Gigs was an enigma to me even in high school though he helped in my training as a peer counselor. He was a lot closer to my buddy Gerard since they were contemporaries in PC and lived in the same condo complex. We were already professionals when we struck up a true chord of friendship and it was astonishing that we have the same birthdays. Gigs is a truly unique individual that he borders on the eccentric, but this is the kind of eccentricity that resonated with me, since I'm on the fringe in many areas of my personality and beliefs anyway.

I pray that the journey of Vince's father has ended with the knowledge that he has left behind an invaluable legacy in the lives of his children.

I pray that the tragic death of Gigs's mother (she died in a devastating fire that has rendered Gigs homeless and an orphan) will help shape and define not only the life of Gigs but all of those who had been in direct contact with her.

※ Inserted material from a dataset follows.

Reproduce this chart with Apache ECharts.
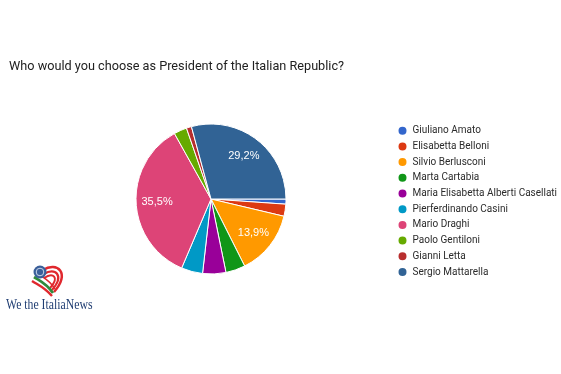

In my case, I pray that my mother keeps on finding more reasons for happiness. She has borne too many crosses in her life that I wonder whether she keeps anything for herself. I pray that as long as I have strength, that her cupboard be full and never bare, that she may continue to draw upon the fountain of Life and of God's blessings because she is such a generous and caring soul. I accept that it is difficult living with her but that is no reason for me to deny her what she truly deserves.

Since I am truly helpless to uphold my family's welfare while I remain here in Saudi Arabia, I thank the Lord that no force of nature has yet impacted on our family, and I pray that it will continue to be so. I must die one day, and if my life can serve some purpose to save theirs, then so be it.